Beyond its controversial hardware, other creators are addressing similar issues from within the digital core of the Internet. Combining prolific art production with lectures and book projects, artist and author James Bridle closely associates the experience of drowning in a sea of information with ongoing states of unrest in many parts of the world. In his 2019 book New Dark Age: Technology and the End of the Future, he chronicles the NSA’s attempts to anticipate terrorist acts in the United States, revealing how big data surveillance fails to deter crime, even as Internet communities are increasingly divided by fundamentalism, conspiracy theories, and post-factual politics.5 Bridle follows a similar train of thought in his art practice. In Cloud Index, a 2016 commission for Serpentine Galleries in London, he illustrates how the use of online technology affects climate change: a vicious circle is created as more computing power is invested to predict the weather while atmospheric patterns become increasingly chaotic in response to the cloud’s growing carbon footprint. He uses artificial intelligence algorithms to fuse vast amounts of weather data with political poll results; these hybrid statistics generate virtual cloud patterns over specific geographical maps; the patterns, which vary according to elections, referendums, and other polling results, figuratively merge a region’s weather with its geo-political climate.

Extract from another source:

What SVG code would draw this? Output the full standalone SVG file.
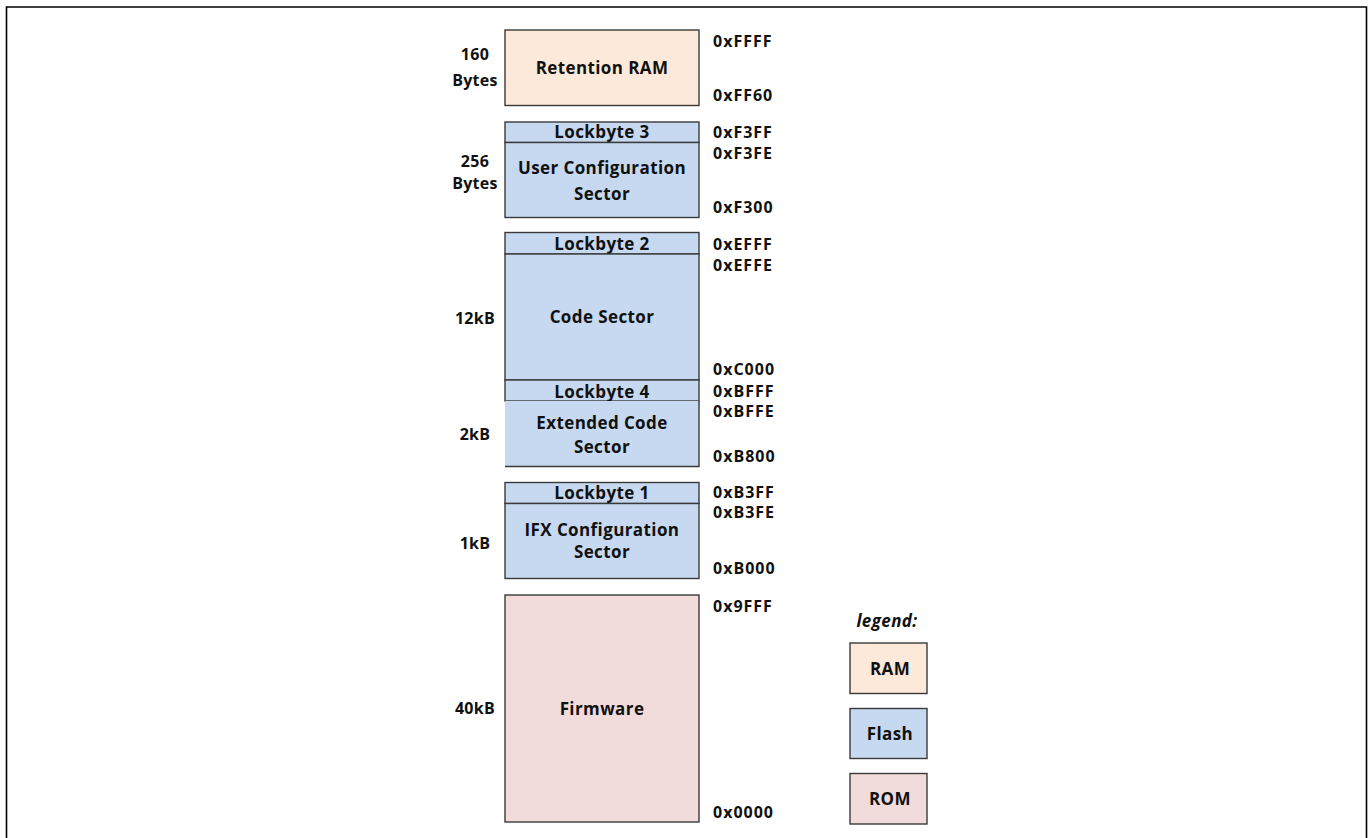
<svg xmlns="http://www.w3.org/2000/svg" width="1370" height="838" viewBox="0 0 1370 838">
<style>
text{font-family:"Open Sans","Liberation Sans",sans-serif;font-weight:bold;fill:#111;font-size:17px}
.lbl{text-anchor:middle;letter-spacing:0.4px}
.addr{font-size:16px;letter-spacing:1px}
.size{text-anchor:middle;font-size:16px;letter-spacing:0.3px}
.ram{fill:#FDE9D9;stroke:#3a3a3a;stroke-width:1.4}
.flash{fill:#C6D9F0;stroke:#3a3a3a;stroke-width:1.4}
.rom{fill:#F2DCDB;stroke:#3a3a3a;stroke-width:1.4}
.frame{fill:none;stroke:#000;stroke-width:1.6}
</style>
<rect width="1370" height="838" fill="#fff"/>
<path class="frame" d="M6.5,838 V7 H1366.5 V838"/>

<g id="retention-ram">
<rect class="ram" x="505" y="30" width="194" height="75.5"/>
<text class="lbl" x="602" y="74">Retention RAM</text>
<text class="size" x="475" y="60">160</text>
<text class="size" x="475" y="86">Bytes</text>
<text class="addr" x="713" y="47">0xFFFF</text>
<text class="addr" x="713" y="101">0xFF60</text>
</g>

<g id="lockbyte-3">
<rect class="flash" x="505" y="122" width="194" height="20.5"/>
<text class="lbl" x="602" y="138">Lockbyte 3</text>
<text class="addr" x="713" y="138">0xF3FF</text>
</g>
<g id="user-config">
<rect class="flash" x="505" y="142.5" width="194" height="75"/>
<text class="lbl" x="602" y="174">User Configuration</text>
<text class="lbl" x="602" y="199.5">Sector</text>
<text class="size" x="475" y="166.5">256</text>
<text class="size" x="475" y="189">Bytes</text>
<text class="addr" x="713" y="159">0xF3FE</text>
<text class="addr" x="713" y="213">0xF300</text>
</g>

<g id="lockbyte-2">
<rect class="flash" x="505" y="232.5" width="194" height="21.5"/>
<text class="lbl" x="602" y="250">Lockbyte 2</text>
<text class="addr" x="713" y="249.5">0xEFFF</text>
</g>
<g id="code-sector">
<rect class="flash" x="505" y="254" width="194" height="126"/>
<text class="lbl" x="602" y="322.5">Code Sector</text>
<text class="size" x="475" y="324">12kB</text>
<text class="addr" x="713" y="271">0xEFFE</text>
<text class="addr" x="713" y="375">0xC000</text>
</g>

<g id="lockbyte-4">
<rect class="flash" x="505" y="380" width="194" height="21"/>
<text class="lbl" x="602" y="397.5">Lockbyte 4</text>
<text class="addr" x="713" y="397">0xBFFF</text>
</g>
<g id="extended-code">
<rect x="505" y="401" width="194" height="65.5" fill="#C6D9F0"/>
<path d="M505,466.5 H699 V401" fill="none" stroke="#3a3a3a" stroke-width="1.4"/>
<text class="lbl" x="602" y="429">Extended Code</text>
<text class="lbl" x="602" y="453">Sector</text>
<text class="size" x="475" y="440">2kB</text>
<text class="addr" x="713" y="417">0xBFFE</text>
<text class="addr" x="713" y="462">0xB800</text>
</g>

<g id="lockbyte-1">
<rect class="flash" x="505" y="482.5" width="194" height="21"/>
<text class="lbl" x="602" y="498.5">Lockbyte 1</text>
<text class="addr" x="713" y="498">0xB3FF</text>
</g>
<g id="ifx-config">
<rect class="flash" x="505" y="503.5" width="194" height="75"/>
<text class="lbl" x="602" y="535.5">IFX Configuration</text>
<text class="lbl" x="602" y="558">Sector</text>
<text class="size" x="475" y="548.5">1kB</text>
<text class="addr" x="713" y="518">0xB3FE</text>
<text class="addr" x="713" y="573.5">0xB000</text>
</g>

<g id="firmware">
<rect class="rom" x="505" y="595" width="194" height="227"/>
<text class="lbl" x="602" y="714.5">Firmware</text>
<text class="size" x="475" y="714">40kB</text>
<text class="addr" x="713" y="612">0x9FFF</text>
<text class="addr" x="713" y="818">0x0000</text>
</g>

<g id="legend">
<text class="lbl" x="887" y="627" font-style="italic">legend:</text>
<g id="legend-ram">
<rect class="ram" x="850" y="643" width="77" height="50.5"/>
<text class="lbl" x="890" y="674.5">RAM</text>
</g>
<g id="legend-flash">
<rect class="flash" x="850" y="708.5" width="77" height="50"/>
<text class="lbl" x="890" y="740">Flash</text>
</g>
<g id="legend-rom">
<rect class="rom" x="850" y="773.5" width="77" height="50.5"/>
<text class="lbl" x="890" y="804.5">ROM</text>
</g>
</g>
<g id="connectors"/>
</svg>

Bridle also quotes Heidegger in his lectures, recalling the philosopher’s discussions on techne as poiesis (technique as expressive means) to emphasize technology’s original role in protecting humans from nature’s instabilities. But how should the Internet be held accountable for the devastations of oil fracking, bio-fuel power plants, and similar infrastructures, when growing online enterprises like data surveillance, cloud gaming, and Bitcoin mining are so clearly increasing global energy demands and carbon emissions, therefore triggering more instability in the natural world? Should artists regard these latest advances and disruptions from a top-down perspective, as in Burtynsky’s aerial shots; from a first-person view, as in Jordan’s tours of junkyards; or from within the Internet’s digital matrix, akin to Bridle’s encoding of weather systems?
Questions like these should prompt art audiences to demand depictions, both negative and positive, of technology, to present a more holistic image of current geopolitical conditions. Rather than limiting its expressive range to celebrating our desires for technology, Heidegger’s poiesis might help us visualize how the materials, forms, and functions of intelligent machines are not isolated from present social dynamics, earth systems, and economic impulses, but instead are interlinked with all human structures (mining, manufacturing, finance, information, and so on) in a complex, self-organizing flux.
(1) Martin Heidegger, The Question Concerning Technology, and Other Essays (New York and London: Garland Publishing, 1977), 6.
(2) Among numerous studies, see N. R. Haddaway et al., “Evidence of the Impacts of Metal Mining and the Effectiveness of Mining Mitigation Measures on Social–Ecological Systems in Arctic and Boreal Regions: A Systematic Map Protocol,” Environmental Evidence 8, no. 9 (2019), https://doi.org/10.1186/s13750-019-0152-8.
(3) Naomi Klein, “Screen New Deal,” The Intercept, May 8, 2020
(4) Consumption figures collected from Eric Masanet, et al., “Recalibrating Global Data Center Energy-Use Estimates,” Science 367, no. 6481 (February 2020), 984–86.
(5) James Bridle, New Dark Age: Technology and the End of the Future (London and Brooklyn: Verso Books, 2019).